Den unauffälligen Mittelweg dankt Koch allerdings heute niemand. Die Stadt Berlin ignoriere ihn und seine archivarischen Bemühungen aufgrund seiner Stasi- Vergangenheit, klagt der Sammler. Fördermittel, wie jeder sich selbständig machende Arbeitslose sie üblicherweise erhält, blieben dem Mauerspezialisten verwehrt. „Die Berliner differenzieren nicht“, seufzt Koch, „einmal Stasi – immer Stasi. Aber im Grunde kann ich nicht mal böse sein: Die machen bloß denselben Fehler, den ich früher begangen habe.“

Am meisten ärgert Koch, daß es der Stadt gelang, ihm ein Modell der Mauer zu entreißen, welches der Privatarchivar auf einem Müllplatz in Perleberg entdeckt hatte. Das gute Stück stand schon – von Koch liebevoll restauriert – mit Leihvertrag im Berlin-Museum, als „das Kernstück“ seines Archivs beschlagnahmt wurde. Koch klagte auf Wiederherausgabe – und verlor, weil zur gleichen Zeit die Zentrale Ermittlungsbehörde für Regierungs- und Vereinigungskriminalität ein Verfahren gegen ihn anstrengte. „Dabei ist es doch so: Wenn ich damals nicht zugegriffen hätte, wären die Akten im Reißwolf verschwunden!“

Wahrscheinlich, sinniert Koch, neide man ihm einfach seine Archivschätze. Mit der Mauergedenkstätte an der Bernauer Straße, meint der Mauerspezialist mit einem Anflug von Häme, kämen die Berliner ja auch nicht so recht voran. Auch die Stasi-Verbliebenen, mutmaßt er, würden ihn wohl am liebsten zum Teufel schicken, weil er bereitwillig deren Interna ausquatscht.
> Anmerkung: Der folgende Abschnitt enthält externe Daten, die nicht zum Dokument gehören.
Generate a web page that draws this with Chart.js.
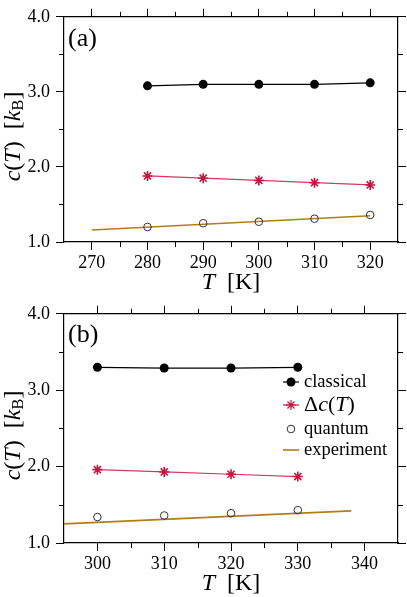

Wenn der Privatarchivar Besucher durch seine Fotogalerie im Flur führt – Koch mit Christo und Jeanne-Claude, Koch auf dem Mannheimer SPD-Parteitag, Koch bei der Mauerversteigerung in Monte Carlo –, wenn er bei der Präsentation seines Aktenschatzes immer wieder seinen Namen nennt – „Sehen Sie hier, Hagen Koch!“ –, wird klar, daß es dem Ex-Offizier nicht nur um die Aufarbeitung der Mauervergangenheit geht, sondern auch darum, seine eigene Person ins Licht der Öffentlichkeit zu rücken. Kann „ehrliche Selbstbefragung“ ernst genommen werden, wenn deren Motivation zu einem guten Teil Eitelkeit ist?

Fest steht, daß Hagen Koch einen unschätzbaren Vorsprung zumindest gegenüber denjenigen hat, die den Mythos ihres Dissidententums nicht freiwillig auflösten, sondern das skandalträchtige Outing den Medien oder Aktenbearbeitern überliessen. Koch scheut den Vergangenheitsstriptease nicht. Doch schließlich – Geltungsdrang hin oder her: Kochs Anliegen, den östlichen Blick auf die Mauer zu konservieren, hat Berechtigung.